Peace Day still relevant, says PALS head
General manager of Peace and Love in Society (PALS), Janilee Abrikian, believes there is still a need to honour Peace Day, due to the nature and dynamic of Jamaica's violent landscape.
"Peace Day in its broad sense, is still relevant because we are a violent country and that in many levels of the society, we don't use skills, perhaps because we don't have them, to solve conflict in a positive way," she said.
Peace Day, which is observed on the first Tuesday of March annually was held virtually this year, due to COVID-19. Now, in its 27th year, the organisers believe it is even more necessary to have a peace promoting event. Abrikian shared that the society needs more investment in conflict resolution initiatives geared at young children.
"I think if you invest in teaching children how to solve their conflicts, how to control their anger, they will grow up into adults who can do so. I think you need to take both a long-term and short-term view. The short-term view is a traditional one. You have workshops for teachers, workshops in communities for residents and parents. That is critical because in many cases, very young parents are bringing up children and they don't have the skills of parenting or conflict resolution thus creating problems that are bigger," she said.
She added that there is "a hunger for wanting to change things in the society", which requires greater involvement from citizens. Abrikian admitted that Peace Day was not on her mind, as there was a preoccupation with Jamaica's COVID cases. However, she said teachers islandwide enquired about this year's happenings and she felt compelled to plan the virtual concert, which amassed more than 9,000 viewers online.

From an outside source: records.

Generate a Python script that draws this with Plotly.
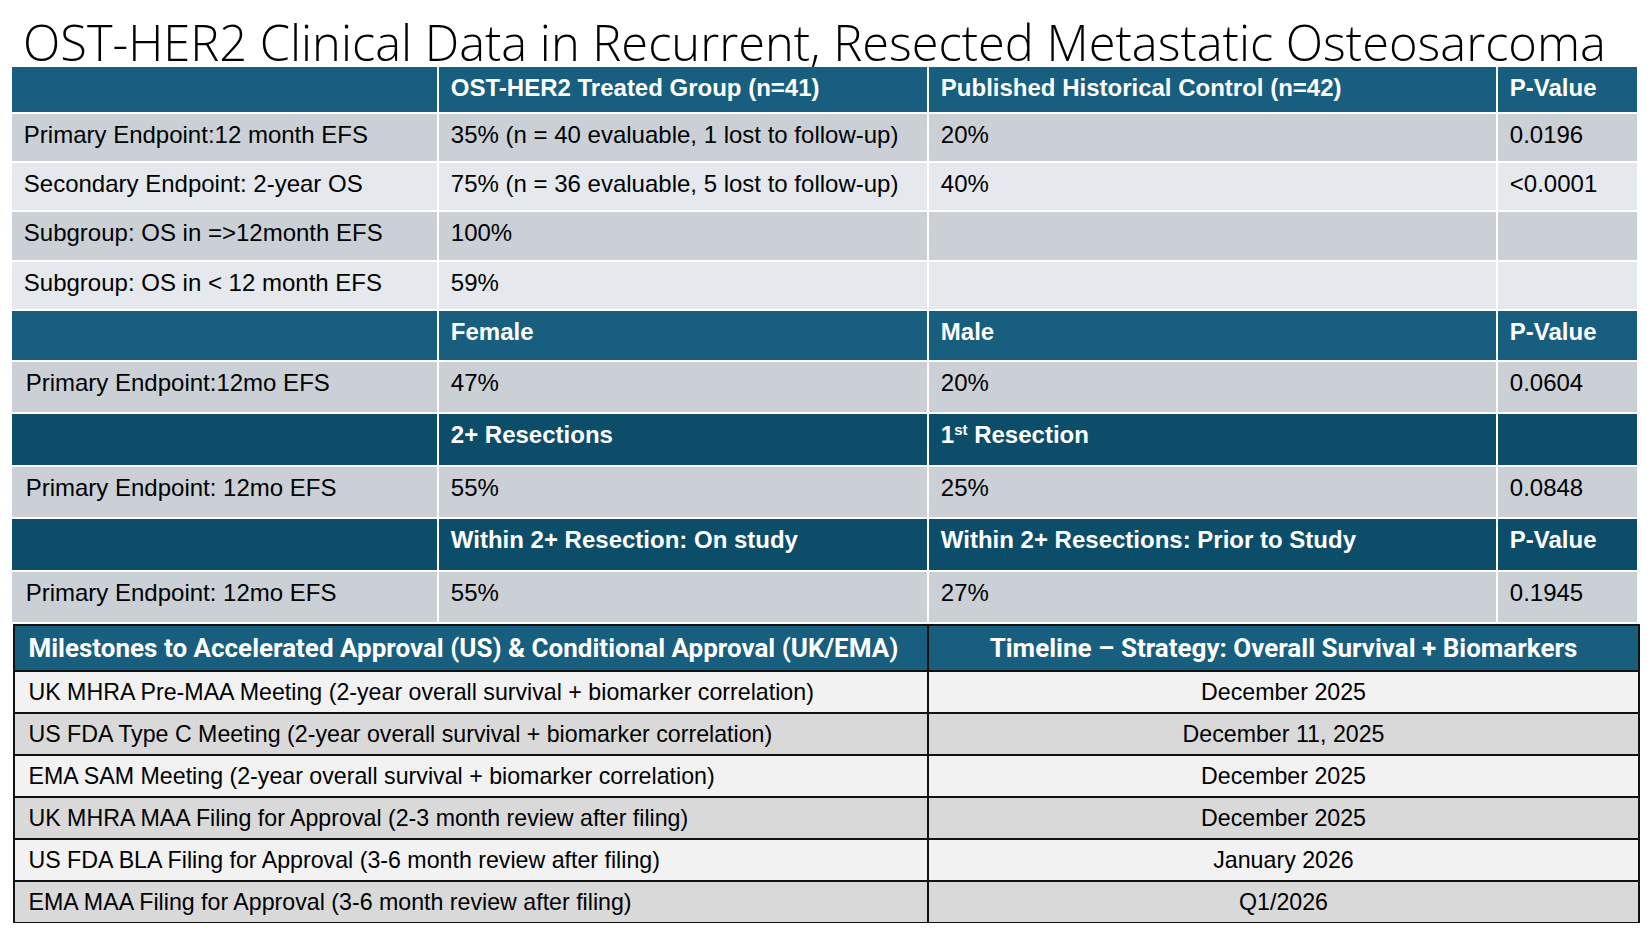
"""OST-HER2 clinical data summary table, rebuilt with plotly tables."""

import plotly.graph_objects as go

# the page body keeps its default 8px margin, so the figure is laid out
# in page pixels minus that offset
OFF = 8
W, H = 1650 - 2 * OFF, 931 - 2 * OFF

TITLE = "OST-HER2 Clinical Data in Recurrent, Resected Metastatic Osteosarcoma"

# top table --------------------------------------------------------------
top_header = [
    "",
    "<b>OST-HER2 Treated Group (n=41)</b>",
    "<b>Published Historical Control (n=42)</b>",
    "<b>P-Value</b>",
]
# row kind: "d" = data row (dark grey), "l" = data row (light grey),
# "h" = sub header, "k" = dark sub header
row_kind = ["d", "l", "d", "l", "h", "d", "k", "d", "k", "d"]
endpoints = [
    "Primary Endpoint:12 month EFS",
    "Secondary Endpoint: 2-year OS",
    "Subgroup: OS in =&gt;12month EFS",
    "Subgroup: OS in &lt; 12 month EFS",
    "",
    "Primary Endpoint:12mo EFS",
    "",
    "Primary Endpoint: 12mo EFS",
    "",
    "Primary Endpoint: 12mo EFS",
]
treated = [
    "35% (n = 40 evaluable, 1 lost to follow-up)",
    "75% (n = 36 evaluable, 5 lost to follow-up)",
    "100%",
    "59%",
    "<b>Female</b>",
    "47%",
    "<b>2+ Resections</b>",
    "55%",
    "<b>Within 2+ Resection: On study</b>",
    "55%",
]
control = [
    "20%",
    "40%",
    "",
    "",
    "<b>Male</b>",
    "20%",
    '<b>1<span style="font-size:15px;baseline-shift:8px">st</span> Resection</b>',
    "25%",
    "<b>Within 2+ Resections: Prior to Study</b>",
    "27%",
]
p_values = [
    "0.0196",
    "&lt;0.0001",
    "",
    "",
    "<b>P-Value</b>",
    "0.0604",
    "",
    "0.0848",
    "<b>P-Value</b>",
    "0.1945",
]

# bottom table -----------------------------------------------------------
bottom_header = [
    "<b>Milestones to Accelerated Approval (US) &amp; Conditional Approval (UK/EMA)</b>",
    "<b>Timeline – Strategy: Overall Survival + Biomarkers</b>",
]
milestones = [
    "UK MHRA Pre-MAA Meeting (2-year overall survival + biomarker correlation)",
    "US FDA Type C Meeting (2-year overall survival + biomarker correlation)",
    "EMA SAM Meeting (2-year overall survival + biomarker correlation)",
    "UK MHRA MAA Filing for Approval (2-3 month review after filing)",
    "US FDA BLA Filing for Approval (3-6 month review after filing)",
    "EMA MAA Filing for Approval (3-6 month review after filing)",
]
timelines = [
    "December 2025",
    "December 11, 2025",
    "December 2025",
    "December 2025",
    "January 2026",
    "Q1/2026",
]

HEAD_BLUE = "#185e7e"
HEAD_DARK = "#0c4e6a"
KIND_FILL = {"d": "#cbd0d7", "l": "#e5e8ec", "h": HEAD_BLUE, "k": HEAD_DARK}
KIND_FONT = {"d": "black", "l": "black", "h": "white", "k": "white"}
bottom_fill = ["#f2f2f2" if i % 2 == 0 else "#d9d9d9" for i in range(len(milestones))]

ARIAL = "Liberation Sans, Arial, sans-serif"
HEAD_FONT = "Roboto, Liberation Sans, sans-serif"
THIN, NBSP = "\u2009", "\u00a0"
COL_W = [427, 490, 569, 141]


def px_x(v):
    return (v - OFF) / W


def px_y(v):
    return 1 - (v - OFF) / H


def mid(texts, size, pad=""):
    # plotly tables top-align cell text; an empty first line set in the
    # (small) base font pushes the real line down to the middle of the cell
    return [f'<br><span style="font-size:{size}px">{pad}{t}</span>' if t else t for t in texts]


top_cols = [endpoints, treated, control, p_values]
A, B = slice(0, 4), slice(5, 10)   # row 4 is the "Female / Male" sub header

fig = go.Figure()

# first block: main header + the four overall endpoints
fig.add_trace(go.Table(
    domain=dict(x=[px_x(11), px_x(1638)], y=[px_y(312), px_y(66)]),
    columnwidth=COL_W,
    header=dict(
        values=mid(top_header, 24, THIN),
        fill_color=HEAD_BLUE,
        font=dict(family=ARIAL, size=10.5, color="white"),
        align="left",
        height=47,
        line=dict(color="white", width=2),
    ),
    cells=dict(
        values=[mid(col[A], 24, THIN) for col in top_cols],
        fill_color=[[KIND_FILL[k] for k in row_kind[A]]] * 4,
        font=dict(family=ARIAL, size=12.5, color=[[KIND_FONT[k] for k in row_kind[A]]] * 4),
        align="left",
        height=49.2,
        line=dict(color="white", width=2),
    ),
))

# second block: sex and resection subgroups
fig.add_trace(go.Table(
    domain=dict(x=[px_x(11), px_x(1638)], y=[px_y(627), px_y(310)]),
    columnwidth=COL_W,
    header=dict(
        values=mid([col[4] for col in top_cols], 24, THIN),
        fill_color=KIND_FILL[row_kind[4]],
        font=dict(family=ARIAL, size=11.5, color=KIND_FONT[row_kind[4]]),
        align="left",
        height=51,
        line=dict(color="white", width=2),
    ),
    cells=dict(
        values=[mid(col[B], 24, NBSP if i == 0 else THIN) for i, col in enumerate(top_cols)],
        fill_color=[[KIND_FILL[k] for k in row_kind[B]]] * 4,
        font=dict(family=ARIAL, size=13.5, color=[[KIND_FONT[k] for k in row_kind[B]]] * 4),
        align="left",
        height=52.4,
        line=dict(color="white", width=2),
    ),
))

fig.add_trace(go.Table(
    domain=dict(x=[px_x(14), px_x(1639)], y=[0, px_y(625)]),
    columnwidth=[914, 711],
    header=dict(
        values=mid(bottom_header[:1], 26, NBSP) + mid(bottom_header[1:], 26),
        fill_color=HEAD_BLUE,
        font=dict(family=HEAD_FONT, size=10.5, color="white"),
        align=["left", "center"],
        height=46,
        line=dict(color="#111111", width=2),
    ),
    cells=dict(
        values=[mid(milestones, 23.2, NBSP), mid(timelines, 23.2)],
        fill_color=[bottom_fill] * 2,
        font=dict(family=ARIAL, size=10.5, color="black"),
        align=["left", "center"],
        height=42,
        line=dict(color="#111111", width=2),
    ),
))

fig.add_annotation(
    text=TITLE,
    x=px_x(21), y=px_y(42),
    xref="paper", yref="paper",
    xanchor="left", yanchor="middle",
    showarrow=False,
    font=dict(family="Open Sans", size=48.8, color="black", weight=300),
)

fig.update_layout(
    width=W, height=H,
    margin=dict(l=0, r=0, t=0, b=0),
    paper_bgcolor="white",
    plot_bgcolor="white",
)

fig.write_html("out.html")
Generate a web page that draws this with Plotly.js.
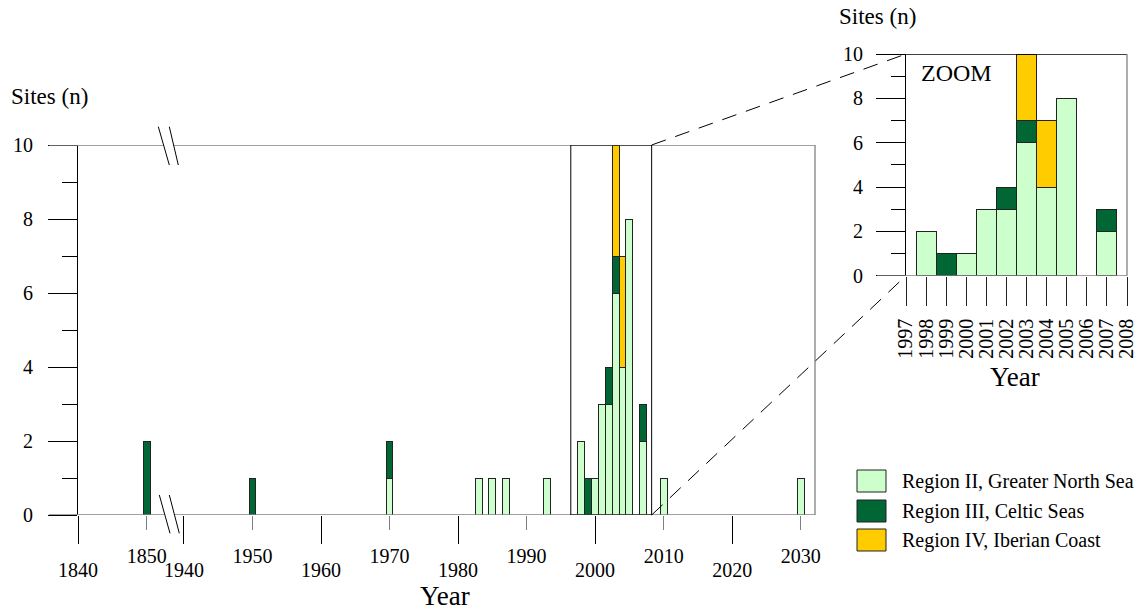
<!DOCTYPE html>
<html>
<head>
<meta charset="utf-8">
<script src="https://cdn.plot.ly/plotly-3.0.1.min.js"></script>
<style>html,body{margin:0;padding:0;background:#fff;}#chart{width:1141px;height:610px;}</style>
</head>
<body>
<div id="chart"></div>
<script>
// ---- data ----
const years     = [1850, 1950, 1970, 1983, 1985, 1987, 1993, 1998, 1999, 2000, 2001, 2002, 2003, 2004, 2005, 2007, 2010, 2030];
const regionII  = [0,    0,    1,    1,    1,    1,    1,    2,    0,    1,    3,    3,    6,    4,    8,    2,    1,    1];
const regionIII = [2,    1,    1,    0,    0,    0,    0,    0,    1,    0,    0,    1,    1,    0,    0,    1,    0,    0];
const regionIV  = [0,    0,    0,    0,    0,    0,    0,    0,    0,    0,    0,    0,    3,    3,    0,    0,    0,    0];
const seriesNames  = ["Region II, Greater North Sea", "Region III, Celtic Seas", "Region IV, Iberian Coast"];
const seriesValues = [regionII, regionIII, regionIV];
const seriesColors = ["#ccffcc", "#006633", "#ffcc00"];
const yTicks      = [0, 2, 4, 6, 8, 10];
const yMinorTicks = [1, 3, 5, 7, 9];
const leftShortTicks  = [1850];
const leftLongTicks   = [1840];
const rightShortTicks = [1950, 1970, 1990, 2010, 2030];
const rightLongTicks  = [1940, 1960, 1980, 2000, 2020];
const zoomTicks = [1997, 1998, 1999, 2000, 2001, 2002, 2003, 2004, 2005, 2006, 2007, 2008];
const zoomWindow = [1996.45, 2008.25];

// ---- geometry (pixels) ----
const W = 1141, H = 610;
const px = v => v / W, py = v => 1 - v / H;
const M = {L: 78, BRK: 172, R: 815, T: 145, B: 515};
const Z = {L: 906, R: 1127, T: 54, B: 275.7};
const leftRange  = [1840, 1853.66];
const rightRange = [1938.25, 2032.09];
const zoomRange  = [1997, 2008];

const FONT = "Liberation Serif, Times New Roman, serif";
const GRAY = "#808080";

// ---- traces ----
const traces = [];
const groups = [
  {xa: "x",  ya: "y",  keep: y => y < 1900},
  {xa: "x2", ya: "y",  keep: y => y >= 1900},
  {xa: "x5", ya: "y2", keep: y => y >= zoomRange[0] && y <= zoomRange[1]}
];
groups.forEach(g => {
  seriesValues.forEach((vals, i) => {
    const xs = [], ys = [];
    years.forEach((yr, k) => { if (g.keep(yr) && vals[k] > 0) { xs.push(yr); ys.push(vals[k]); } });
    traces.push({
      type: "bar", x: xs, y: ys, width: 1, xaxis: g.xa, yaxis: g.ya,
      name: seriesNames[i], showlegend: false, hoverinfo: "x+y+name",
      marker: {color: seriesColors[i], line: {color: "#222", width: 1}}
    });
  });
});
// empty traces so the overlaid tick-only axes (long ticks) get drawn
["x3", "x4"].forEach(a => traces.push({type: "scatter", mode: "markers", x: [], y: [], xaxis: a, yaxis: "y", showlegend: false, hoverinfo: "skip"}));

// ---- axes ----
const tickFont = {family: FONT, size: 20, color: "#000"};
function xAxis(domain, range, vals, len, color, extra) {
  return Object.assign({
    domain: domain, range: range, anchor: "y", tickmode: "array", tickvals: vals,
    ticktext: vals.map(String), ticks: "outside", ticklen: len, tickwidth: 1, tickcolor: color,
    showgrid: false, zeroline: false, showline: false, tickfont: tickFont, fixedrange: true,
    ticklabelstandoff: 9
  }, extra || {});
}
const layout = {
  width: W, height: H, autosize: false,
  margin: {l: 0, r: 0, t: 0, b: 0, pad: 0},
  paper_bgcolor: "#fff", plot_bgcolor: "rgba(0,0,0,0)",
  barmode: "stack", showlegend: false,
  font: {family: FONT, color: "#000"},
  xaxis:  xAxis([px(M.L), px(M.BRK)], leftRange,  leftShortTicks, 14, GRAY),
  xaxis3: xAxis([px(M.L), px(M.BRK)], leftRange,  leftLongTicks,  28, "#000", {overlaying: "x"}),
  xaxis2: xAxis([px(M.BRK), px(M.R)], rightRange, rightShortTicks, 14, GRAY),
  xaxis4: xAxis([px(M.BRK), px(M.R)], rightRange, rightLongTicks,  28, "#000", {overlaying: "x2"}),
  yaxis: {
    domain: [py(M.B), py(M.T)], range: [0, 10], anchor: "x", tickmode: "array", tickvals: yTicks,
    ticks: "outside", ticklen: 29, tickwidth: 1, tickcolor: "#000", showline: true, linecolor: "#000", linewidth: 1,
    showgrid: false, zeroline: false, tickfont: tickFont, fixedrange: true, ticklabelstandoff: 11,
    minor: {tickmode: "array", tickvals: yMinorTicks, ticks: "outside", ticklen: 15, tickwidth: 1, tickcolor: "#000", showgrid: false}
  },
  xaxis5: {
    domain: [px(Z.L), px(Z.R)], range: zoomRange, anchor: "y2", tickmode: "array", tickvals: zoomTicks,
    ticktext: zoomTicks.map(String), tickangle: -90,
    ticks: "outside", ticklen: 29, tickwidth: 1, tickcolor: "#222", showline: false,
    showgrid: false, zeroline: false, tickfont: tickFont, fixedrange: true, ticklabelstandoff: 5
  },
  yaxis2: {
    domain: [py(Z.B), py(Z.T)], range: [0, 10], anchor: "x5", tickmode: "array", tickvals: yTicks,
    ticks: "outside", ticklen: 29, tickwidth: 1, tickcolor: "#000", showline: true, linecolor: "#000", linewidth: 1,
    showgrid: false, zeroline: false, tickfont: tickFont, fixedrange: true, ticklabelstandoff: 9,
    minor: {tickmode: "array", tickvals: yMinorTicks, ticks: "outside", ticklen: 14, tickwidth: 1, tickcolor: "#000", showgrid: false}
  },
  shapes: [], annotations: []
};

// helpers to map right-segment data x to paper
const x2p = x => px(M.BRK) + (x - rightRange[0]) / (rightRange[1] - rightRange[0]) * (px(M.R) - px(M.BRK));
const y1p = y => py(M.B) + y / 10 * (py(M.T) - py(M.B));
const y2p = y => py(Z.B) + y / 10 * (py(Z.T) - py(Z.B));

const S = layout.shapes;
// main frame lines (gray) at 0 and 10, right border
S.push({type: "line", xref: "paper", yref: "y", x0: px(49), x1: px(M.R), y0: 0, y1: 0, line: {color: GRAY, width: 1.3}, layer: "above"});
S.push({type: "line", xref: "paper", yref: "y", x0: px(49), x1: px(M.R), y0: 10, y1: 10, line: {color: GRAY, width: 1.3}, layer: "above"});
S.push({type: "line", xref: "x2 domain", yref: "y domain", x0: 1, x1: 1, y0: 0, y1: 1, line: {color: GRAY, width: 1.3}, layer: "above"});
// axis breaks
function brk(yTop, yBot, xa1, xa2, xb1, xb2) {
  S.push({type: "path", xref: "paper", yref: "paper",
    path: `M${px(xa1)},${py(yTop)} L${px(xb1)},${py(yTop)} L${px(xb2)},${py(yBot)} L${px(xa2)},${py(yBot)} Z`,
    fillcolor: "#fff", line: {width: 0}, layer: "above"});
  S.push({type: "line", xref: "paper", yref: "paper", x0: px(xa1), y0: py(yTop), x1: px(xa2), y1: py(yBot), line: {color: "#000", width: 1}, layer: "above"});
  S.push({type: "line", xref: "paper", yref: "paper", x0: px(xb1), y0: py(yTop), x1: px(xb2), y1: py(yBot), line: {color: "#000", width: 1}, layer: "above"});
}
brk(126.7, 165, 158.3, 169.3, 169.3, 178.3);
brk(495, 533.3, 159.3, 170, 169.3, 179.3);
// zoom window rectangle
S.push({type: "rect", xref: "x2", yref: "y", x0: zoomWindow[0], x1: zoomWindow[1], y0: 0, y1: 10, line: {color: "#000", width: 1}, layer: "above"});
// dashed connector lines
S.push({type: "line", xref: "paper", yref: "paper", x0: x2p(zoomWindow[1]), y0: y1p(10), x1: px(Z.L), y1: y2p(10), line: {color: "#000", width: 1, dash: "15px,10px"}});
S.push({type: "line", xref: "paper", yref: "paper", x0: x2p(zoomWindow[1]), y0: y1p(0), x1: px(Z.L), y1: y2p(0), line: {color: "#000", width: 1, dash: "15px,10px"}});
// inset frame
S.push({type: "line", xref: "paper", yref: "y2", x0: px(877), x1: px(Z.R), y0: 0, y1: 0, line: {color: GRAY, width: 1.3}, layer: "above"});
S.push({type: "line", xref: "x5 domain", yref: "y2", x0: 0, x1: 1, y0: 10, y1: 10, line: {color: "#000", width: 1.3}, layer: "above"});
S.push({type: "line", xref: "x5 domain", yref: "y2 domain", x0: 1, x1: 1, y0: 0, y1: 1, line: {color: GRAY, width: 1.3}, layer: "above"});

// ---- legend (custom, larger swatches) ----
const A = layout.annotations;
const legRows = [481, 511, 540];
seriesNames.forEach((n, i) => {
  S.push({type: "rect", xref: "paper", yref: "paper", x0: px(857), x1: px(886), y0: py(legRows[i] + 11), y1: py(legRows[i] - 11),
    fillcolor: seriesColors[i], line: {color: "#222", width: 1}});
  A.push({text: n, xref: "paper", yref: "paper", x: px(900), y: py(legRows[i]), xanchor: "left", yanchor: "middle",
    showarrow: false, font: {family: FONT, size: 20, color: "#000"}});
});

// ---- titles / labels ----
function label(text, x, y, size, xanchor) {
  A.push({text: text, xref: "paper", yref: "paper", x: px(x), y: py(y), xanchor: xanchor || "left", yanchor: "middle",
    showarrow: false, font: {family: FONT, size: size, color: "#000"}});
}
label("Sites (n)", 9, 96, 23);
label("Sites (n)", 837, 17, 23);
label("ZOOM", 919, 73, 24);
label("Year", 445, 596, 27, "center");
label("Year", 1015, 377, 27, "center");

Plotly.newPlot("chart", traces, layout, {staticPlot: true, displayModeBar: false});
</script>
</body>
</html>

Executive Director of the Peace Management Initiative (PMI), Damian Hutchinson, said the organisation partnered with the Violence Prevention Alliance for this year's Peace Day.
"The PMI will, throughout the month of March, be having a number of peace-building activities, primarily in the communities of East Kingston around the theme 'Peace building in the pandemic', where we will be working with communities to see how the pandemic has affected them, how it has possibly caused an increase in conflicts and how they themselves envision how best to treat these new problems and the type of support they need," Hutchinson said.